Terdapat berjuta-juta anak-anak yang hidup dalam kemiskinan. Tapi tak ada manusia yang berpikiran bahwa mereka harus dihapuskan dari muka bumi ini karena kita tak sanggup membiayai mereka lagi, bukan?! Begitu juga dengan bayi dalam kandungan atau anak-anak yang belum lahir. Semiskin apapun kenyataan yang menanti mereka tak ada alasan untuk seorang pun utnuk mengakhiri hidup mereka sejak dalam kandungan. Jalan keluar dari kemiskinan bukanlah aborsi. Kemiskinan takkan terselesaikan dengan kemiskinan dan aborsi tidaklah meringankan penderitaan karena kemiskinan, tapi justru aborsi hanyalah menambah satu lagi beban pikiran dan mimpi buruk serta penyesalan.
Seorang anak adalah anugerah yang luar biasa dari Tuhan dan bukanlah beban. Tuhan telah memperhitungkan secara detil dimana dan siapa yang akan menjadi orang tua seorang anak. Tuhan telah memperhitungkannya dengan mempertimbangkan baik buruknya darui berbagai sisi, dan tak ada maksud dari Sang Pencipta untuk menyusahkan siapapun dengan kehadiran seorang anak. Dalam setiap kelahiran, seorang anak telah dilekatkan suka cita bagi orang tuanya dan orang-orang disekitarnya.

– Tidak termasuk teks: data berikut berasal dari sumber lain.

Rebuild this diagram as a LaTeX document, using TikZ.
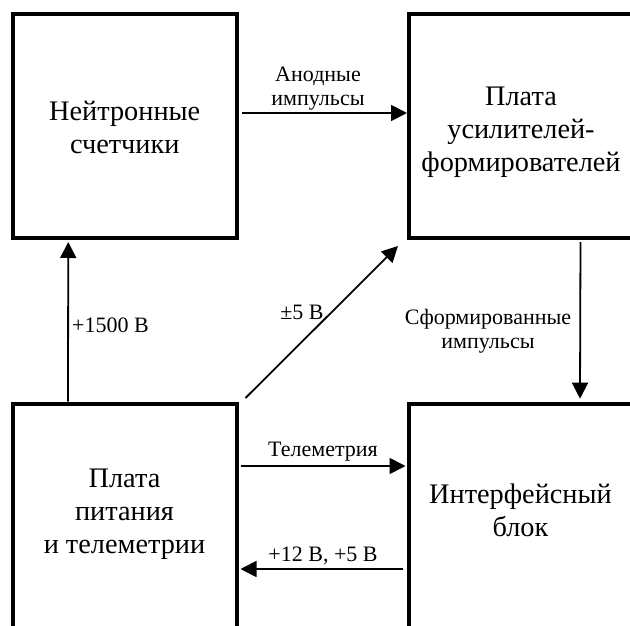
\documentclass[tikz,border=0pt]{standalone}
\usepackage{fontspec}
\setmainfont{Liberation Serif}
\usetikzlibrary{arrows.meta}
\begin{document}
\begin{tikzpicture}[x=1pt,y=-1pt,
  box/.style={draw,line width=4pt,minimum width=224pt,minimum height=224pt,inner sep=0pt},
  boxtxt/.style={align=center,inner sep=0pt,font=\fontsize{28.3}{33}\selectfont},
  arr/.style={line width=1.8pt,-{Triangle[length=16pt,width=16pt]}},
  lbl/.style={align=center,inner sep=0pt,font=\fontsize{22}{24}\selectfont}]
\useasboundingbox (0,0) rectangle (630,626);
\node[box] (b1) at (124.75,126) {};
\node[box] (b2) at (521,126) {};
\node[box] (b3) at (124.5,515.7) {};
\node[box] (b4) at (520.5,515.7) {};
\node[boxtxt] (t1) at ([yshift=-1.5pt]b1.center) {Нейтронные\\счетчики};
\node[boxtxt] (t2) at ([yshift=-6pt]b2.center) {Плата\\усилителей-\\формирователей};
\node[boxtxt] (t3) at ([yshift=1pt]b3.center) {Плата\\питания\\и телеметрии};
\node[boxtxt] (t4) at ([yshift=5.5pt]b4.center) {Интерфейсный\\блок};
% connectors
\draw[arr,shorten <=3.5pt] ([yshift=13pt]b1.east) -- ([yshift=13pt]b2.west);
\draw[arr] ([xshift=-56.5pt]b3.north) -- ([xshift=-56.5pt,yshift=-2pt]b1.south);
\draw[arr] ([shift={(7pt,3.7pt)}]b3.north east) -- ([shift={(-9pt,-6pt)}]b2.south west);
\draw[arr,shorten <=2pt] ([xshift=59.5pt]b2.south) -- ([xshift=59.5pt,yshift=3pt]b4.north);
\draw[arr,shorten <=2pt] ([yshift=49.7pt]b3.east) -- ([yshift=49.7pt,xshift=-1pt]b4.west);
\draw[arr,shorten <=4pt] ([yshift=-53.3pt]b4.west) -- ([yshift=-53.3pt,xshift=2pt]b3.east);
% labels
\node[lbl] (l1) at (318,89) {Анодные\\импульсы};
\node[lbl,anchor=west] (l2) at (72,325) {+1500 В};
\node[lbl] (l3) at (302,312) {±5 В};
\node[lbl] (l4) at (488,331) {Сформированные\\импульсы};
\node[lbl] (l5) at (323,452) {Телеметрия};
\node[lbl] (l6) at (323,556) {+12 В, +5 В};
\end{tikzpicture}
\end{document}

Apabila orang tua merasa terbeban ataupun disusahkan dengan kelahiran seorang anak, anak tersebut masih bisa hidup dan jika orang tuanya mau bisa diserahkan untuk diadopsi keluarga lain yang lebih mampu ataupun meminta bantuan kepada lembaga-lembaga yang berkompeten untuk membantu dalam masalah ini. Tapi, jangan jadikan aborsi jalan keluarnya, karena aborsi bukan jalan keluar. Jangan sampai memilih pilihan ceroboh yang membawa penyesalan seumur hidup.
Hmm..aku sungguh berharap dan berdoa bahwa Sari dan perempuan-perempuan lain dalam situasi yang sama di luar sana bisa memilih hal yang terbaik bagi anaknya dan dirinya sendiri yaitu dengan memberikan hadiah terindah bagi anaknya....Sebuah Kehidupan.